7. For One (Conor Chaplin / Corrie Dick / Elliot Galvin / Laura Jurd) 03:04

Personnel:

Laura Jurd: trumpet
Elliot Galvin: piano
Conor Chaplin: double bass
Corrie Dick: drums

Recorded October 22 & 23, 2019, at Livingston Studios, London by Sonny Johns
Mixed by Sonny Johns at The Nave, Leeds
Mastered by Andrew Tulloch at The Blue Studio

Review:

Anybody accumulating evidence for the existence of old souls could do worse than check out the Hampshire-born trumpeter-composer Laura Jurd’s contribution to jazz in the eight years since her remarkable debut album, Landing Ground. Jurd seems unconcerned by transient fashions or enrolment in any kind of scene, and pursues a private muse that draws on jazz, folk traditions from Europe and the Middle East, and the harmonic language of Stravinsky – yet her work is always spiritedly accessible, and often suggests wordless songs. To the Earth is Jurd’s third release with her Dinosaur quartet, a closely bonded ensemble embodying the jazz axiom that composition and improvisation are an inseparable two-way stretch.

These seven tracks run to barely more than than 40 minutes but Dinosaur make them all count. The title track hooks attention with its opening treble-chord piano splash from Elliot Galvin, signalling Conor Chaplin’s repeating bass vamp, the arrival of a vivacious trumpet melody of folk-dance triplet twists and coolly jazzy resolutions, and Corrie Dick’s implacable percussion pulse.

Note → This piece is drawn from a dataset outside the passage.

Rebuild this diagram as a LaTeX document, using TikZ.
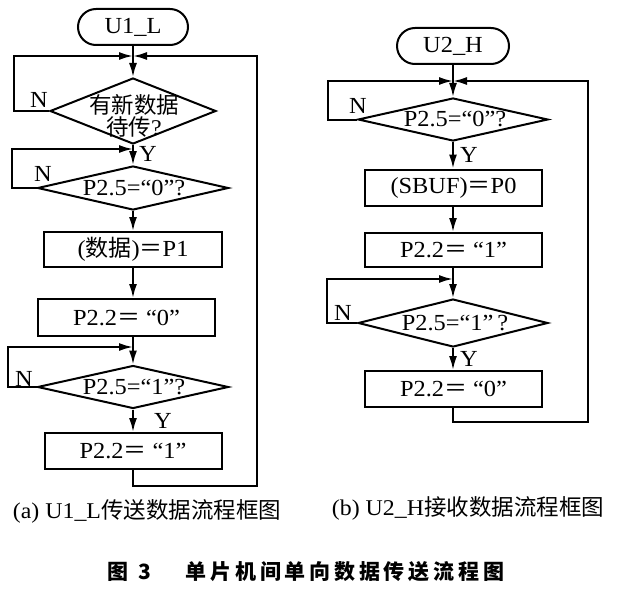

The dirge-like, ghostly Slow Loris finds Jurd in a voicelike early-jazz mood of muted trumpet sounds and growls (sometimes deepening the brass harmonies on tenor horn), while Galvin solos in unhurried Monkish dissonances. Mosking (also a Dinosaur single release) is a jubilant jig inspired by Norwegian piano trio Moskus. And the classic-Ellingtonian sound of Billy Strayhorn’s languidly slow-swinging Absinthe (the only cover) is tweaked by the most sparing of spacey synth tones from the otherwise unplugged Galvin. Blues and gospel colours seep through the later stages of Jurd’s jazziest Dinosaur album, but this is an open-handed celebration of jazz’s century of eloquence and influence, not its trade secrets.